One day, in her English class at East River Academy, a school for incarcerated youth on Riker's Island, Jordyn Lexton had her students read...


One day, in her English class at East River Academy, a school for incarcerated youth on Riker's Island, Jordyn Lexton had her students read Langston Hughes' poem "Harlem (A Dream Deferred)." After the group discussion, one student asked if he could be an architect someday. She told him yes. Another student shouted, "Hell no! No disrespect, Miss, but you’re selling dreams."


In that moment she realized that most of these kids would never actually have a chance to live their dreams—not because they didn’t have the potential, but because the system was broken.

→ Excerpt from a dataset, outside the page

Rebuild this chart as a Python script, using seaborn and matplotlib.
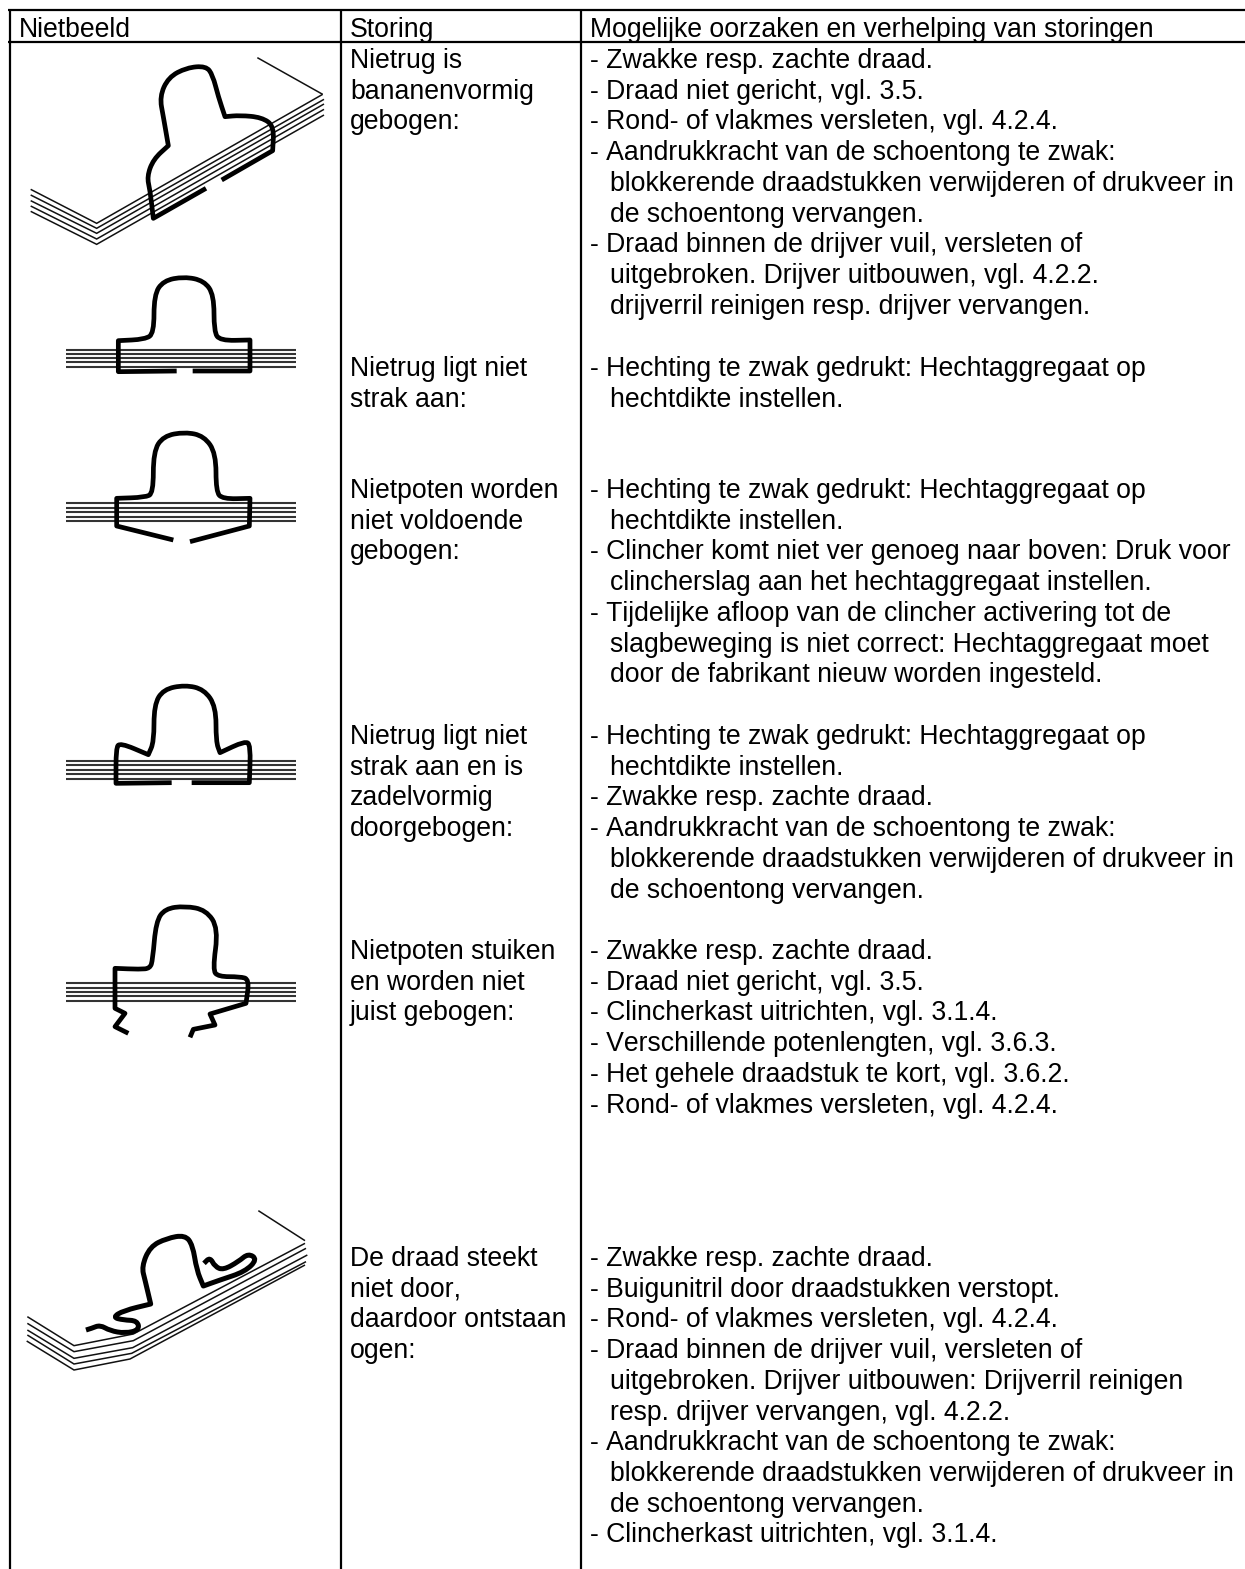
import numpy as np
import matplotlib
matplotlib.use("Agg")
import matplotlib.pyplot as plt
import seaborn as sns
from matplotlib.patches import PathPatch
from matplotlib.path import Path

# table text
headers = ["Nietbeeld", "Storing", "Mogelijke oorzaken en verhelping van storingen"]

row_first_line = [59, 367, 489, 735, 950, 1257]

storing = [
    ["Nietrug is", "bananenvormig", "gebogen:"],
    ["Nietrug ligt niet", "strak aan:"],
    ["Nietpoten worden", "niet voldoende", "gebogen:"],
    ["Nietrug ligt niet", "strak aan en is", "zadelvormig", "doorgebogen:"],
    ["Nietpoten stuiken", "en worden niet", "juist gebogen:"],
    ["De draad steekt", "niet door,", "daardoor ontstaan", "ogen:"],
]

oorzaken = [
    ["- Zwakke resp. zachte draad.",
     "- Draad niet gericht, vgl. 3.5.",
     "- Rond- of vlakmes versleten, vgl. 4.2.4.",
     "- Aandrukkracht van de schoentong te zwak:",
     " blokkerende draadstukken verwijderen of drukveer in",
     " de schoentong vervangen.",
     "- Draad binnen de drijver vuil, versleten of",
     " uitgebroken. Drijver uitbouwen, vgl. 4.2.2.",
     " drijverril reinigen resp. drijver vervangen."],
    ["- Hechting te zwak gedrukt: Hechtaggregaat op",
     " hechtdikte instellen."],
    ["- Hechting te zwak gedrukt: Hechtaggregaat op",
     " hechtdikte instellen.",
     "- Clincher komt niet ver genoeg naar boven: Druk voor",
     " clincherslag aan het hechtaggregaat instellen.",
     "- Tijdelijke afloop van de clincher activering tot de",
     " slagbeweging is niet correct: Hechtaggregaat moet",
     " door de fabrikant nieuw worden ingesteld."],
    ["- Hechting te zwak gedrukt: Hechtaggregaat op",
     " hechtdikte instellen.",
     "- Zwakke resp. zachte draad.",
     "- Aandrukkracht van de schoentong te zwak:",
     " blokkerende draadstukken verwijderen of drukveer in",
     " de schoentong vervangen."],
    ["- Zwakke resp. zachte draad.",
     "- Draad niet gericht, vgl. 3.5.",
     "- Clincherkast uitrichten, vgl. 3.1.4.",
     "- Verschillende potenlengten, vgl. 3.6.3.",
     "- Het gehele draadstuk te kort, vgl. 3.6.2.",
     "- Rond- of vlakmes versleten, vgl. 4.2.4."],
    ["- Zwakke resp. zachte draad.",
     "- Buigunitril door draadstukken verstopt.",
     "- Rond- of vlakmes versleten, vgl. 4.2.4.",
     "- Draad binnen de drijver vuil, versleten of",
     " uitgebroken. Drijver uitbouwen: Drijverril reinigen",
     " resp. drijver vervangen, vgl. 4.2.2.",
     "- Aandrukkracht van de schoentong te zwak:",
     " blokkerende draadstukken verwijderen of drukveer in",
     " de schoentong vervangen.",
     "- Clincherkast uitrichten, vgl. 3.1.4."],
]

# staple wires, traced in 3x crop coordinates, a repeated point is a sharp corner
wire_1 = [(618, 565), (460, 655), (460, 655), (450, 570), (441, 530), (460, 478), (505, 437), (505, 437),
          (490, 350), (479, 290), (505, 232), (560, 203), (618, 198), (638, 225), (655, 290), (675, 350),
          (675, 350), (720, 346), (785, 352), (822, 378), (818, 452), (818, 452), (665, 540)]
wire_2 = [(530, 1113), (355, 1115), (355, 1115), (355, 1022), (355, 1022), (435, 1018), (462, 1000), (462, 885),
          (490, 842), (552, 830), (612, 842), (642, 885), (642, 995), (660, 1022), (750, 1020), (750, 1020),
          (750, 1113), (750, 1113), (578, 1113)]
wire_3 = [(520, 420), (350, 378), (350, 378), (350, 295), (350, 295), (435, 292), (460, 280), (460, 155),
          (490, 108), (555, 96), (612, 108), (648, 160), (648, 275), (668, 297), (750, 295), (750, 295),
          (748, 378), (748, 378), (570, 425)]
wire_4 = [(515, 128), (348, 130), (348, 130), (348, 25), (360, 8), (445, 44), (445, 44), (462, 5), (462, -105),
          (490, -152), (555, -165), (612, -152), (648, -100), (648, 5), (660, 38), (660, 38), (735, 3), (752, 15),
          (748, 128), (748, 128), (575, 128)]
wire_5 = [(385, 880), (345, 860), (345, 860), (375, 820), (375, 820), (345, 805), (345, 805), (345, 685),
          (345, 685), (420, 688), (450, 685), (458, 660), (468, 545), (495, 506), (555, 498), (618, 510),
          (655, 565), (638, 690), (655, 710), (720, 710), (748, 718), (738, 790), (738, 790), (630, 822),
          (630, 822), (645, 855), (645, 855), (580, 868), (580, 868), (570, 892)]
wire_6 = [(258, 450), (275, 445), (300, 435), (330, 452), (375, 460), (418, 450), (412, 422), (370, 420),
          (338, 412), (370, 392), (452, 372), (452, 372), (435, 300), (425, 260), (450, 200), (500, 175),
          (555, 165), (578, 195), (590, 270), (610, 318), (610, 318), (660, 300), (735, 275), (772, 238),
          (745, 220), (715, 245), (670, 270), (645, 260), (630, 232), (612, 250)]

# paper sheets, same crop coordinates
flat_y_2 = [1050, 1062, 1075, 1087, 1100]
flat_y_3 = [310, 323, 336, 350, 364]
flat_y_4 = [63, 75, 89, 103, 117]
flat_y_5 = [730, 743, 755, 767, 783]

sheets_1 = [[(92, 568), (290, 670), (968, 283)],
            [(92, 585), (290, 685), (972, 298)],
            [(92, 602), (290, 700), (972, 312)],
            [(92, 618), (290, 717), (972, 328)],
            [(92, 634), (290, 733), (972, 345)]]
back_1 = [(772, 173), (968, 283)]

sheets_6 = [[(82, 410), (222, 497), (400, 462), (915, 190)],
            [(82, 430), (222, 515), (400, 482), (918, 205)],
            [(82, 450), (222, 535), (398, 503), (922, 225)],
            [(82, 465), (222, 552), (395, 520), (918, 245)],
            [(80, 483), (222, 570), (390, 537), (915, 255)]]
back_6 = [(775, 92), (915, 182)]

sns.set_theme(style="white")
plt.rcParams["font.family"] = ["Liberation Sans", "DejaVu Sans"]
plt.rcParams["text.kerning_factor"] = 6

fig = plt.figure(figsize=(12.45, 15.69), dpi=100)
ax = fig.add_axes([0, 0, 1, 1])


def to_px(points, dy):
    # crop coordinates to picture pixels
    arr = np.array(points, dtype=float)
    return arr[:, 0] / 3, arr[:, 1] / 3 + dy


def draw_line(x, y, lw, color="black", cap="butt"):
    sns.lineplot(x=x, y=y, ax=ax, color=color, lw=lw, sort=False, estimator=None,
                 legend=False, solid_capstyle=cap, solid_joinstyle="miter")


def draw_wire(points, dy, lw=3.4):
    # quadratic spline through the midpoints, keeps the wire round
    x, y = to_px(points, dy)
    pts = np.column_stack([x, y])
    verts = [pts[0]]
    codes = [Path.MOVETO]
    for i in range(1, len(pts) - 1):
        verts += [pts[i], (pts[i] + pts[i + 1]) / 2]
        codes += [Path.CURVE3, Path.CURVE3]
    verts.append(pts[-1])
    codes.append(Path.LINETO)
    ax.add_patch(PathPatch(Path(verts, codes), fc="none", ec="black", lw=lw,
                           capstyle="butt", joinstyle="round", zorder=3))


# table rules
draw_line([8, 1245], [10, 10], 1.6)
draw_line([8, 1245], [41.5, 41.5], 1.6)
draw_line([9.5, 9.5], [10, 1569], 1.6)
draw_line([340.5, 340.5], [10, 1569], 1.6)
draw_line([581, 581], [10, 1569], 1.6)

# sheets
for line in sheets_1:
    draw_line(*to_px(line, 0), 1.1, "#111111")
draw_line(*to_px(back_1, 0), 1.1, "#111111")
for line in sheets_6:
    draw_line(*to_px(line, 1180), 1.1, "#111111")
draw_line(*to_px(back_6, 1180), 1.1, "#111111")

for ys, dy in [(flat_y_2, 0), (flat_y_3, 400), (flat_y_4, 740), (flat_y_5, 740)]:
    for y in ys:
        draw_line(*to_px([(197, y), (888, y)], dy), 1.5, "#333333")

# staples
draw_wire(wire_1, 0)
draw_wire(wire_2, 0)
draw_wire(wire_3, 400)
draw_wire(wire_4, 740)
draw_wire(wire_5, 740)
draw_wire(wire_6, 1180, lw=3.6)

# text
font_size = 19.15
line_gap = 30.72
header_x = [19, 350, 590]
for x, label in zip(header_x, headers):
    ax.text(x, 37, label, fontsize=font_size, color="black", va="baseline", ha="left")

for start, cell_b, cell_c in zip(row_first_line, storing, oorzaken):
    for i, line in enumerate(cell_b):
        ax.text(350, start + 9 + i * line_gap, line, fontsize=font_size, color="black", va="baseline")
    for i, line in enumerate(cell_c):
        x = 610 if line.startswith(" ") else 590
        ax.text(x, start + 9 + i * line_gap, line.strip(), fontsize=font_size, color="black", va="baseline")

ax.set_xlim(0, 1245)
ax.set_ylim(1569, 0)
ax.set_axis_off()

fig.savefig("out.png", dpi=100, facecolor="white")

Her students were all 16, 17, and 18 years old, but they were charged as adults in the New York state prison system. And even if they were lucky enough to leave East River with a diploma or GED, the chances of them ending up back in jail were high—70 percent would return. “Regardless of what I was doing inside the facility, it wasn’t enough," she says. "I wanted to literally stop selling dreams and actually create channels for young people to have a successful reentry experience.”

So Lexton left teaching at the beginning of last year to start working at the Correctional Association of New York on the Raise the Age campaign. She became interested in prison reentry, and afterward, worked at the Center for Employment Opportunities. An unabashed foodie, Jordyn then had an idea: What if she opened a food truck in NYC and hired her students once they got out of jail?

The idea stuck with her, so she started working at Kimchi Taco Truck to learn the ins and outs of the mobile food world. “If knew if I was asking people to pick up the truck, drive it to a site, turn it on, get it going, do sales, clean up, bring it back—I wanted to know what that entailed and felt like. And it’s not easy by any means,” she says. Organizations like Homeboy Industries and Mission Pie have been touting the therapeutic benefits of culinary arts for a while now, and now Drive Change is taking the concept to another level.

“We’re not trying to reinvent the wheel, we’re trying to take the program and put it onto wheels,” she says. One goal is that Drive Change will play parent to a bevy of other food trucks. Its first one, set for a soft launch at the end of November, is Snowday, inspired by the time Jordyn was 12 years old and had “the most amazing food in her life” during a family trip to Canada—maple syrup over snow. Other items on the menu include maple bacon Brussels sprouts and pulled pork bacon maple sliders.

“I want you to walk away having this amazing food experience and then later, if you find out it’s one of the trucks by Drive Change, you feel even better about the fact that you contributed to a lofty social goal,” she says.

Lexton envisions hiring eight to ten formerly incarcerated youth and training them over a period of eight months on everything from how to use propane gas to social media marketing to accounting. The big goals: to train more kids who can use the skills they learn to get jobs; to make Drive Change the go-to caterer for social good events in the NYC area; and to help start lots more trucks in other cities. It’s all she thinks about. “I literally have not woken up a single day feeling burdened by it at all,” she says. “I wake up excited.”